Their money was then sown back into their communities via the businesses they frequented and the taxes they paid. Six percent even started businesses of their own, thus creating more jobs for others.

That positive reinforcement—allowing DACA recipients to work legally and earn more, thereby opening up more economic opportunities to them that pay dividends to everyone else—is how the economy works generally. To assume that immigrants steal jobs is to assume that work is a zero sum game: If I get work, I’ve taken it away from you. But that’s not how things function in practice, because there is no fixed amount of work to be divvied up. This is what economists have come to call the “lump of labor” fallacy.

And it’s not hard to grasp. As Noah Smith pointed out, if this were true, then a growing population would have snuffed out all work opportunities long ago and we’d have ongoing, incurable mass unemployment. Instead, new entrants to the workforce—new babies born, say, or women leaving the household and getting paid jobs, or immigrants allowed into the country—help expand the economy for everyone, which creates jobs.

DACA recipients particularly fit this bill given their propensity to turn higher wages into purchases that can spur businesses to expand—or to even start their own. They represent a select group of immigrants, since, in order to qualify, they had to pass a background check, have a high school diploma or GED certificate, and have never been convicted of a felony or misdemeanor. The majority have at least some college education under their belts.

But just because they were particularly qualified doesn’t mean the dynamic is different for immigrants of other backgrounds and abilities. Even lower-educated or low-wage immigrants aren’t stealing our jobs.

The most prominent economist to have supposedly proven that low-wage immigrants hurt low-wage native workers is George Borjas, who studied what happened to black high school dropouts when hundreds of thousands of Cubans fled to the U.S. in 1980. His paper purportedly found that among these similar workers, Cubans were taking jobs of the native-born. But a number of economists have since thrown cold water on this work and how it was conducted, uncovering a number of important flaws.

Instead, the bulk of research on low-wage immigrants finds that they do different kinds of jobs than those born here who didn’t graduate high school, meaning that the two groups aren’t in competition. These immigrants also have little impact on the wages or employment opportunities of the native-born. A recent 550-page report summing up all the available research found that immigrants had “little to no negative effects on overall wages and employment of native-born workers” and that “immigration has an overall positive impact on long-run economic growth in the United States.”

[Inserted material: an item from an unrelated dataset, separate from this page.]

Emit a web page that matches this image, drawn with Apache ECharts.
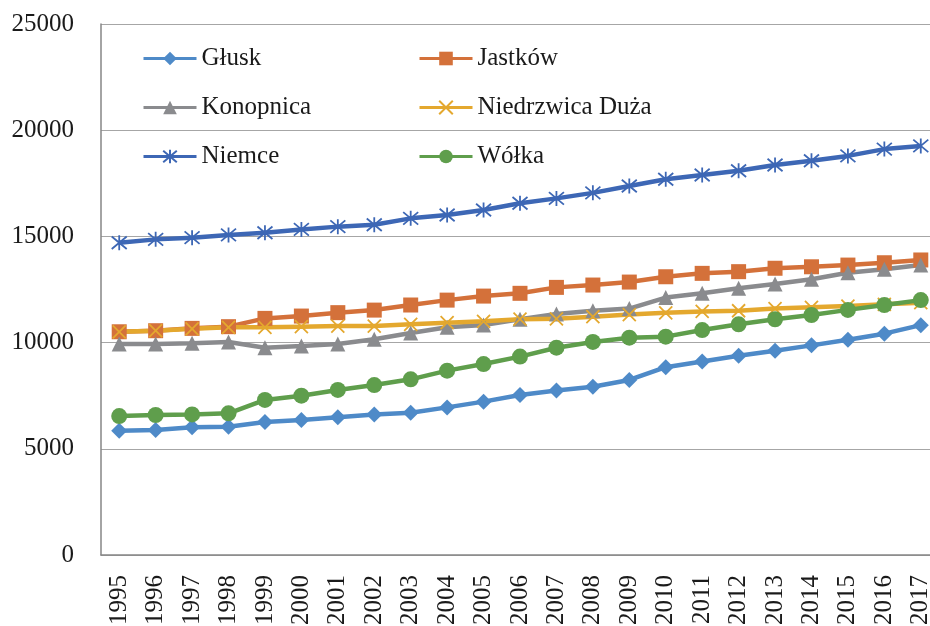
<!DOCTYPE html>
<html>
<head>
<meta charset="utf-8">
<script src="https://cdn.jsdelivr.net/npm/echarts@6/dist/echarts.min.js"></script>
<style>
  html, body { margin: 0; padding: 0; background: #fff; }
  #chart { width: 930px; height: 626px; }
</style>
</head>
<body>
<div id="chart"></div>
<script>
const years = ['1995', '1996', '1997', '1998', '1999', '2000', '2001', '2002', '2003', '2004', '2005', '2006',
  '2007', '2008', '2009', '2010', '2011', '2012', '2013', '2014', '2015', '2016', '2017']

const glusk = [5850, 5890, 6010, 6040, 6260, 6360, 6480, 6620, 6700, 6950, 7220, 7530,
  7740, 7920, 8240, 8840, 9110, 9380, 9620, 9870, 10130, 10420, 10820]
const jastkow = [10510, 10560, 10670, 10750, 11140, 11250, 11410, 11530, 11770, 12000, 12190, 12320,
  12600, 12710, 12850, 13100, 13260, 13340, 13500, 13570, 13650, 13760, 13890]
const konopnica = [9930, 9930, 9970, 10030, 9760, 9840, 9930, 10160, 10450, 10720, 10830, 11100,
  11350, 11500, 11600, 12120, 12320, 12560, 12760, 12980, 13290, 13450, 13650]
const niedrzwica = [10510, 10560, 10650, 10720, 10720, 10750, 10780, 10780, 10860, 10940, 11000, 11100,
  11120, 11220, 11320, 11400, 11470, 11500, 11600, 11660, 11720, 11800, 11880]
const niemce = [14700, 14860, 14940, 15070, 15170, 15330, 15460, 15550, 15850, 16010, 16240, 16560,
  16790, 17050, 17370, 17690, 17890, 18090, 18360, 18560, 18790, 19110, 19260]
const wolka = [6540, 6590, 6620, 6670, 7300, 7500, 7770, 8000, 8270, 8680, 8990, 9340,
  9760, 10030, 10230, 10280, 10590, 10860, 11100, 11300, 11540, 11770, 12000]

const yTicks = [0, 5000, 10000, 15000, 20000, 25000]

const font = '"Liberation Serif", "Times New Roman", serif'
const xMark = 'path://M0,0 L10,10 M10,0 L0,10'
const starMark = 'path://M0,0 L10,10 M10,0 L0,10 M5,-1 L5,11'

const chart = echarts.init(document.getElementById('chart'))

const mk = (name, data, color, symbol, size, outline) => ({
  name,
  type: 'line',
  data,
  symbol,
  symbolSize: size,
  showAllSymbol: true,
  lineStyle: { color, width: 4.5 },
  itemStyle: outline
    ? { color: 'rgba(0,0,0,0)', borderColor: color, borderWidth: 1.8 }
    : { color, borderColor: color, borderWidth: 0 },
  emphasis: { disabled: true },
  z: 3
})

const legendText = { fontFamily: font, fontSize: 25, color: '#1a1a1a' }
const legendBase = {
  orient: 'vertical', top: 46, padding: 0, itemWidth: 53, itemHeight: 17, itemGap: 24,
  lineStyle: { width: 3 }, textStyle: legendText
}

chart.setOption({
  animation: false,
  grid: { left: 101, top: 24, width: 838, height: 531, containLabel: false, outerBoundsMode: 'none' },
  legend: [
    Object.assign({ left: 142, data: ['Głusk', 'Konopnica', 'Niemce'] }, legendBase),
    Object.assign({ left: 418, data: ['Jastków', 'Niedrzwica Duża', 'Wółka'] }, legendBase)
  ],
  xAxis: {
    type: 'category',
    data: years,
    boundaryGap: true,
    axisLine: { lineStyle: { color: '#868686', width: 1.5 } },
    axisTick: { show: false },
    axisLabel: { rotate: 90, margin: 20, interval: 0, fontFamily: font, fontSize: 25, color: '#1a1a1a' }
  },
  yAxis: {
    type: 'value',
    min: yTicks[0],
    max: yTicks[yTicks.length - 1],
    interval: 5000,
    axisLine: { show: true, lineStyle: { color: '#868686', width: 1.5 } },
    axisTick: { show: false },
    splitLine: { lineStyle: { color: '#a6a6a6', width: 1 } },
    axisLabel: { margin: 27, fontFamily: font, fontSize: 25, color: '#1a1a1a', formatter: v => String(v) }
  },
  series: [
    mk('Głusk', glusk, '#4e8ac8', 'diamond', 16, false),
    mk('Jastków', jastkow, '#d4713a', 'rect', 15, false),
    mk('Konopnica', konopnica, '#8a8b8e', 'triangle', 15, false),
    mk('Niedrzwica Duża', niedrzwica, '#e4a82e', xMark, 13, true),
    mk('Niemce', niemce, '#3d67b5', starMark, 15, true),
    mk('Wółka', wolka, '#5f9e4c', 'circle', 16, false)
  ]
})
</script>
</body>
</html>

On the other hand, the last time the country tried a massive crackdown on immigrant workers from Mexico, in an attempt to shore up prospects for native workers in the 1960s, it didn’t result in any of the promised effects. Wages and employment stayed the same for domestic workers even as the supply of immigrant workers fell dramatically. We don’t actually have a good track record of kicking people out and creating jobs for those who stay.

The economic argument is in many ways beside the point. Deporting people who have only ever known this country is inhumane. So is the mass deportation of people who came here seeking better opportunities, often fleeing difficult or dangerous conditions at home, many of whom would have to return to near certain peril.

Similarly, for those who back President Trump’s nativist crackdown on all types of immigration, the issue likely isn’t about what economic impact immigrants might have. Ethnocentrism and racism are about maintaining racial hegemony and power, not about astute economic analysis.

But Sessions is lying when he says that the Trump administration’s reversal on DACA is about jobs. Hiding racism behind economics doesn’t make it less racist. And in this case, the economics are flat-out wrong.